Editors Note:


EDITOR'S NOTE: Fresh off a three year managerial stint, your friendly neighborhood lenslinger is back on the street and under heavy deadline. As the numbing effects of his self-imposed containment wear off, vexing reflections and pithy epistles are sure to follow...

Sunday, January 29, 2012

There Goes My Hero...

Little Red NewsterEver since television  engineers stitched together the first test pattern out of stolen horse blankets, lenslingers like me have been expected to ride side-saddle. Case in point: this extraordinary find by broadcast archivist Amanda Emily. That's Harry Truman in the upper right. Known for his two mile hikes before breakfast, here the ex-President pounds the San Diego pavement with cronies in tow. It must have been a celebrated troll, for why else would KOGO-TV plant their finest photog in a Radio Flyer? It had to be a bumpy ride - even with a suited cohort at the helm, er, handle... Ya know, this is the part of the post where I usually make fun of the shooter's wardrobe, heap scorn on the retro-tech or just generally disrespect the mission at hand. I was all about to go down that road when Amanda hepped me to the man in the wagon... 
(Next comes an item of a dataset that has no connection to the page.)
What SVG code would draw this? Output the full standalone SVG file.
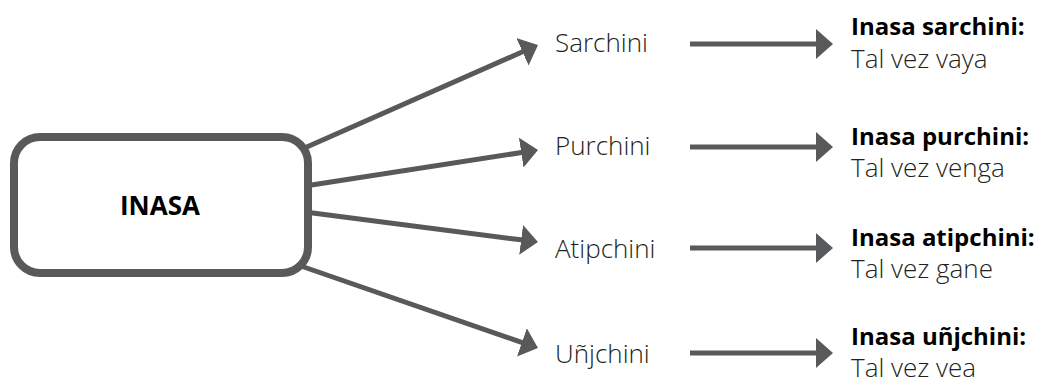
<svg xmlns="http://www.w3.org/2000/svg" width="1049" height="390" viewBox="0 0 1049 390">
<style>
.conn{stroke:#58595b;stroke-width:5;fill:none;marker-end:url(#ah)}
.box{fill:#fff;stroke:#58595b;stroke-width:8}
.main{font-family:"Open Sans","Liberation Sans",sans-serif;font-weight:700;font-size:26px;fill:#000}
.lbl{font-family:"Open Sans","Liberation Sans",sans-serif;font-weight:300;font-size:26px;fill:#231f20}
.hd{font-family:"Open Sans","Liberation Sans",sans-serif;font-weight:700;font-size:24px;fill:#000}
.sub{font-family:"Open Sans","Liberation Sans",sans-serif;font-weight:300;font-size:26px;fill:#231f20}
</style>
<defs>
<marker id="ah" markerUnits="userSpaceOnUse" markerWidth="20" markerHeight="32" refX="2" refY="15" orient="auto">
<path d="M0,0 L17,15 L0,30 Z" fill="#58595b"/>
</marker>
</defs>
<g id="connectors">
<line class="conn" x1="300" y1="150" x2="524.3" y2="51"/>
<line class="conn" x1="305" y1="186" x2="523.2" y2="152.3"/>
<line class="conn" x1="305" y1="212" x2="523.1" y2="240.1"/>
<line class="conn" x1="298" y1="265" x2="523.8" y2="343.1"/>
<line class="conn" x1="690" y1="44" x2="818" y2="44"/>
<line class="conn" x1="690" y1="147" x2="818" y2="147"/>
<line class="conn" x1="690" y1="248" x2="818" y2="248"/>
<line class="conn" x1="690" y1="353" x2="818" y2="353"/>
</g>
<g id="inasa">
<rect class="box" x="14" y="137" width="294" height="136" rx="26"/>
<text class="main" x="160" y="215" text-anchor="middle">INASA</text>
</g>
<g id="sarchini"><text class="lbl" x="555" y="52">Sarchini</text></g>
<g id="purchini"><text class="lbl" x="555" y="155">Purchini</text></g>
<g id="atipchini"><text class="lbl" x="555" y="258">Atipchini</text></g>
<g id="unjchini"><text class="lbl" x="555" y="363">Uñjchini</text></g>
<g id="res-sarchini"><text class="hd" x="851" y="35">Inasa sarchini:</text><text class="sub" x="851" y="68">Tal vez vaya</text></g>
<g id="res-purchini"><text class="hd" x="851" y="145">Inasa purchini:</text><text class="sub" x="851" y="177">Tal vez venga</text></g>
<g id="res-atipchini"><text class="hd" x="851" y="246">Inasa atipchini:</text><text class="sub" x="851" y="278">Tal vez gane</text></g>
<g id="res-unjchini"><text class="hd" x="851" y="345">Inasa uñjchini:</text><text class="sub" x="851" y="377">Tal vez vea</text></g>
</svg>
That's George Potter, a man who had lived several lifetimes before he ever plopped down in that child's toy. In World War II, he was a member of the famed 'Easy Company' - the group of soldiers immortalized in the book and mini-series Band of Brothers. Potter parachuted into Normandy, lost his rifle in mid-flight and landed on a rooftop. Later, he received the Bronze Star and at one point broke his leg. But when he heard E Company was about to jump into Holland, he removed his cast, fled the hospital rejoined his unit in time. George Potter survived the war, but he didn't come home completely intact. He didn't talk much about what he saw there, but he did once tell his sons about pulling the boots off a dead soldier to appease his own frostbitten feet. Surely, there were even darker moments overseas and while Potter was clearly tortured by many of them, he wasn't the kind to foist that on his family. Instead, he went to work - eventually landing as TV News photographer for KOGO-TV (now KGTV). What George Potter saw during (and after) the war could no doubt fill a book, but much of it has been lost in the dustbin of history. One thing is for sure: there's often more to that man behind the camera than you see at first glance.

But you knew that.

4 comments:

Porter Versfelt III said...

Excellent story! I love the Red Flyer Wagon innovation.

Amanda said...

Sadly, its easier to find the stories of the lives and times of newsreel photogs compared to early TV photogs.

Newsreelers were headliners even if they hated the attention from the public...TV photogs, well, they just drop in and then drop out of history.

Atlanta Media Guy said...

I know I would have ditched the hospital to go to Amsterdam!

Jennifer & Jason said...

I first just saw the camera guy, and couldn't understand the picture. then scrolled down, and it made me laugh, not at him, but with him.